# Data section

○ ○ ○ ○ ○

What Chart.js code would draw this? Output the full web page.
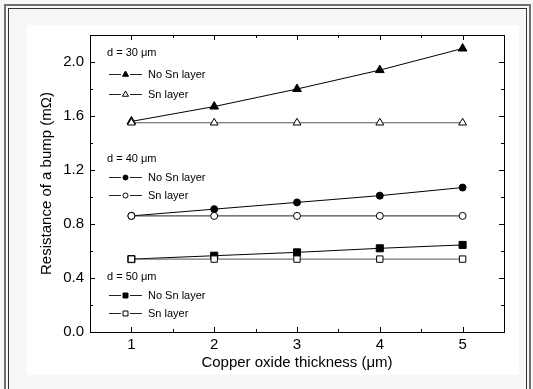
<!DOCTYPE html>
<html>
<head>
<meta charset="utf-8">
<script src="https://cdn.jsdelivr.net/npm/chart.js@4.4.1/dist/chart.umd.min.js"></script>
<style>
  html, body { margin: 0; padding: 0; background: #f7f7f7; overflow: hidden; }
  #wrap { position: relative; width: 533px; height: 389px; }
  .frame-outer { position: absolute; left: 4px; top: 4px; width: 523px; height: 420px; border: 2px solid #707070; }
  .frame-inner { position: absolute; left: 8px; top: 8px; width: 517px; height: 420px; border: 1px solid #333; }
  .paper { position: absolute; left: 27px; top: 25px; width: 492px; height: 350px; background: #fff; }
  canvas { position: absolute; left: 0; top: 0; }
</style>
</head>
<body>
<div id="wrap">
  <div class="frame-outer"></div>
  <div class="frame-inner"></div>
  <div class="paper"></div>
  <canvas id="chart" width="533" height="389"></canvas>
</div>
<script>
// copper oxide thickness (um)
const thickness = [1, 2, 3, 4, 5];

// resistance of a bump (mOhm)
const noSn30 = [1.56, 1.67, 1.80, 1.94, 2.10];
const sn30   = [1.55, 1.55, 1.55, 1.55, 1.55];
const noSn40 = [0.86, 0.91, 0.96, 1.01, 1.07];
const sn40   = [0.86, 0.86, 0.86, 0.86, 0.86];
const noSn50 = [0.54, 0.565, 0.59, 0.62, 0.645];
const sn50   = [0.54, 0.54, 0.54, 0.54, 0.54];

const xTicks = [1, 2, 3, 4, 5];
const xMinor = [1.5, 2.5, 3.5, 4.5];
const yTicks = [0.0, 0.4, 0.8, 1.2, 1.6, 2.0];
const yMinor = [0.2, 0.6, 1.0, 1.4, 1.8];

const groupTitles = ['d = 30 \u03bcm', 'd = 40 \u03bcm', 'd = 50 \u03bcm'];
const seriesLabels = ['No Sn layer', 'Sn layer'];

const pts = vals => thickness.map((x, i) => ({x: x, y: vals[i]}));

function series(vals, shape, filled, radius, color) {
    return {
        data: pts(vals),
        borderColor: color,
        borderWidth: 1,
        pointStyle: shape,
        pointRadius: radius,
        pointBorderWidth: 1,
        pointBorderColor: '#000',
        pointBackgroundColor: filled ? '#000' : '#fff',
        tension: 0
    };
}

// legend blocks drawn inside the plot, one per bump size
const legendBlocks = [
    {rows: [53, 74, 94],    shape: 'triangle', r: 3.5},
    {rows: [159, 177, 195], shape: 'circle',   r: 2.5},
    {rows: [277, 295, 313], shape: 'rect',     r: 3.5}
];

const framePlugin = {
    id: 'frame',
    afterDatasetsDraw(chart) {
        const {ctx, chartArea: a, scales} = chart;
        ctx.save();
        ctx.strokeStyle = '#000';
        ctx.lineWidth = 1;
        ctx.strokeRect(a.left + 0.5, a.top + 0.5, a.right - a.left, a.bottom - a.top);

        ctx.beginPath();
        const tx = (v, len) => {
            const px = Math.round(scales.x.getPixelForValue(v)) + 0.5;
            ctx.moveTo(px, a.bottom); ctx.lineTo(px, a.bottom - len);
            ctx.moveTo(px, a.top); ctx.lineTo(px, a.top + len);
        };
        const ty = (v, len) => {
            const py = Math.round(scales.y.getPixelForValue(v)) + 0.5;
            ctx.moveTo(a.left, py); ctx.lineTo(a.left + len, py);
            ctx.moveTo(a.right, py); ctx.lineTo(a.right - len, py);
        };
        xTicks.forEach(v => tx(v, 5));
        xMinor.forEach(v => tx(v, 3));
        yTicks.forEach(v => ty(v, 5));
        yMinor.forEach(v => ty(v, 3));
        ctx.stroke();

        // legend blocks
        ctx.font = '11px "Liberation Sans", Arial, sans-serif';
        ctx.fillStyle = '#000';
        ctx.textBaseline = 'middle';
        legendBlocks.forEach((b, i) => {
            ctx.fillText(groupTitles[i], 107, b.rows[0]);
            [true, false].forEach((filled, j) => {
                const y = b.rows[j + 1] + 0.5;
                ctx.beginPath();
                ctx.strokeStyle = '#222';
                ctx.moveTo(109, y); ctx.lineTo(121, y);
                ctx.moveTo(130, y); ctx.lineTo(142, y);
                ctx.stroke();
                ctx.fillStyle = filled ? '#000' : '#fff';
                ctx.strokeStyle = '#000';
                Chart.helpers.drawPoint(ctx, {pointStyle: b.shape, radius: b.r, borderWidth: 1}, 125.5, y);
                ctx.fillStyle = '#000';
                ctx.fillText(seriesLabels[j], 148, y);
            });
        });
        ctx.restore();
    }
};

const font = {family: '"Liberation Sans", Arial, sans-serif', size: 15};

new Chart(document.getElementById('chart').getContext('2d'), {
    type: 'line',
    data: {
        datasets: [
            series(sn30, 'triangle', false, 4.5, '#555'),
            series(sn40, 'circle', false, 3.5, '#222'),
            series(sn50, 'rect', false, 4.5, '#555'),
            series(noSn30, 'triangle', true, 5, '#000'),
            series(noSn40, 'circle', true, 3.5, '#000'),
            series(noSn50, 'rect', true, 5, '#000')
        ]
    },
    options: {
        responsive: false,
        animation: false,
        layout: {padding: {top: 35, right: 29, left: 0, bottom: 0}},
        plugins: {legend: {display: false}, tooltip: {enabled: false}},
        scales: {
            x: {
                type: 'linear',
                min: 0.5,
                max: 5.5,
                afterBuildTicks: s => { s.ticks = xTicks.map(v => ({value: v})); },
                afterFit: s => { s.height = 57; },
                grid: {display: false, drawTicks: false},
                border: {display: false},
                ticks: {color: '#000', font: font, padding: 4, maxRotation: 0},
                title: {display: true, text: 'Copper oxide thickness (\u03bcm)', color: '#000', font: font, padding: {top: 0, bottom: 17}}
            },
            y: {
                min: 0,
                max: 2.2,
                afterBuildTicks: s => { s.ticks = yTicks.map(v => ({value: v})); },
                afterFit: s => { s.width = 90; },
                grid: {display: false, drawTicks: false},
                border: {display: false},
                ticks: {color: '#000', font: font, padding: 6, callback: v => v.toFixed(1)},
                title: {display: true, text: 'Resistance of a bump (m\u03a9)', color: '#000', font: font, padding: {top: 38, bottom: 0}}
            }
        }
    },
    plugins: [framePlugin]
});
</script>
</body>
</html>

○ ○ ○ ○ ○

# What you are asked to do
Reproduce every line above as written, skipping pictures.

# Solution to this exercise
What Chart.js code would draw this? Output the full web page.
<!DOCTYPE html>
<html>
<head>
<meta charset="utf-8">
<script src="https://cdn.jsdelivr.net/npm/chart.js@4.4.1/dist/chart.umd.min.js"></script>
<style>
  html, body { margin: 0; padding: 0; background: #f7f7f7; overflow: hidden; }
  #wrap { position: relative; width: 533px; height: 389px; }
  .frame-outer { position: absolute; left: 4px; top: 4px; width: 523px; height: 420px; border: 2px solid #707070; }
  .frame-inner { position: absolute; left: 8px; top: 8px; width: 517px; height: 420px; border: 1px solid #333; }
  .paper { position: absolute; left: 27px; top: 25px; width: 492px; height: 350px; background: #fff; }
  canvas { position: absolute; left: 0; top: 0; }
</style>
</head>
<body>
<div id="wrap">
  <div class="frame-outer"></div>
  <div class="frame-inner"></div>
  <div class="paper"></div>
  <canvas id="chart" width="533" height="389"></canvas>
</div>
<script>
// copper oxide thickness (um)
const thickness = [1, 2, 3, 4, 5];

// resistance of a bump (mOhm)
const noSn30 = [1.56, 1.67, 1.80, 1.94, 2.10];
const sn30   = [1.55, 1.55, 1.55, 1.55, 1.55];
const noSn40 = [0.86, 0.91, 0.96, 1.01, 1.07];
const sn40   = [0.86, 0.86, 0.86, 0.86, 0.86];
const noSn50 = [0.54, 0.565, 0.59, 0.62, 0.645];
const sn50   = [0.54, 0.54, 0.54, 0.54, 0.54];

const xTicks = [1, 2, 3, 4, 5];
const xMinor = [1.5, 2.5, 3.5, 4.5];
const yTicks = [0.0, 0.4, 0.8, 1.2, 1.6, 2.0];
const yMinor = [0.2, 0.6, 1.0, 1.4, 1.8];

const groupTitles = ['d = 30 \u03bcm', 'd = 40 \u03bcm', 'd = 50 \u03bcm'];
const seriesLabels = ['No Sn layer', 'Sn layer'];

const pts = vals => thickness.map((x, i) => ({x: x, y: vals[i]}));

function series(vals, shape, filled, radius, color) {
    return {
        data: pts(vals),
        borderColor: color,
        borderWidth: 1,
        pointStyle: shape,
        pointRadius: radius,
        pointBorderWidth: 1,
        pointBorderColor: '#000',
        pointBackgroundColor: filled ? '#000' : '#fff',
        tension: 0
    };
}

// legend blocks drawn inside the plot, one per bump size
const legendBlocks = [
    {rows: [53, 74, 94],    shape: 'triangle', r: 3.5},
    {rows: [159, 177, 195], shape: 'circle',   r: 2.5},
    {rows: [277, 295, 313], shape: 'rect',     r: 3.5}
];

const framePlugin = {
    id: 'frame',
    afterDatasetsDraw(chart) {
        const {ctx, chartArea: a, scales} = chart;
        ctx.save();
        ctx.strokeStyle = '#000';
        ctx.lineWidth = 1;
        ctx.strokeRect(a.left + 0.5, a.top + 0.5, a.right - a.left, a.bottom - a.top);

        ctx.beginPath();
        const tx = (v, len) => {
            const px = Math.round(scales.x.getPixelForValue(v)) + 0.5;
            ctx.moveTo(px, a.bottom); ctx.lineTo(px, a.bottom - len);
            ctx.moveTo(px, a.top); ctx.lineTo(px, a.top + len);
        };
        const ty = (v, len) => {
            const py = Math.round(scales.y.getPixelForValue(v)) + 0.5;
            ctx.moveTo(a.left, py); ctx.lineTo(a.left + len, py);
            ctx.moveTo(a.right, py); ctx.lineTo(a.right - len, py);
        };
        xTicks.forEach(v => tx(v, 5));
        xMinor.forEach(v => tx(v, 3));
        yTicks.forEach(v => ty(v, 5));
        yMinor.forEach(v => ty(v, 3));
        ctx.stroke();

        // legend blocks
        ctx.font = '11px "Liberation Sans", Arial, sans-serif';
        ctx.fillStyle = '#000';
        ctx.textBaseline = 'middle';
        legendBlocks.forEach((b, i) => {
            ctx.fillText(groupTitles[i], 107, b.rows[0]);
            [true, false].forEach((filled, j) => {
                const y = b.rows[j + 1] + 0.5;
                ctx.beginPath();
                ctx.strokeStyle = '#222';
                ctx.moveTo(109, y); ctx.lineTo(121, y);
                ctx.moveTo(130, y); ctx.lineTo(142, y);
                ctx.stroke();
                ctx.fillStyle = filled ? '#000' : '#fff';
                ctx.strokeStyle = '#000';
                Chart.helpers.drawPoint(ctx, {pointStyle: b.shape, radius: b.r, borderWidth: 1}, 125.5, y);
                ctx.fillStyle = '#000';
                ctx.fillText(seriesLabels[j], 148, y);
            });
        });
        ctx.restore();
    }
};

const font = {family: '"Liberation Sans", Arial, sans-serif', size: 15};

new Chart(document.getElementById('chart').getContext('2d'), {
    type: 'line',
    data: {
        datasets: [
            series(sn30, 'triangle', false, 4.5, '#555'),
            series(sn40, 'circle', false, 3.5, '#222'),
            series(sn50, 'rect', false, 4.5, '#555'),
            series(noSn30, 'triangle', true, 5, '#000'),
            series(noSn40, 'circle', true, 3.5, '#000'),
            series(noSn50, 'rect', true, 5, '#000')
        ]
    },
    options: {
        responsive: false,
        animation: false,
        layout: {padding: {top: 35, right: 29, left: 0, bottom: 0}},
        plugins: {legend: {display: false}, tooltip: {enabled: false}},
        scales: {
            x: {
                type: 'linear',
                min: 0.5,
                max: 5.5,
                afterBuildTicks: s => { s.ticks = xTicks.map(v => ({value: v})); },
                afterFit: s => { s.height = 57; },
                grid: {display: false, drawTicks: false},
                border: {display: false},
                ticks: {color: '#000', font: font, padding: 4, maxRotation: 0},
                title: {display: true, text: 'Copper oxide thickness (\u03bcm)', color: '#000', font: font, padding: {top: 0, bottom: 17}}
            },
            y: {
                min: 0,
                max: 2.2,
                afterBuildTicks: s => { s.ticks = yTicks.map(v => ({value: v})); },
                afterFit: s => { s.width = 90; },
                grid: {display: false, drawTicks: false},
                border: {display: false},
                ticks: {color: '#000', font: font, padding: 6, callback: v => v.toFixed(1)},
                title: {display: true, text: 'Resistance of a bump (m\u03a9)', color: '#000', font: font, padding: {top: 38, bottom: 0}}
            }
        }
    },
    plugins: [framePlugin]
});
</script>
</body>
</html>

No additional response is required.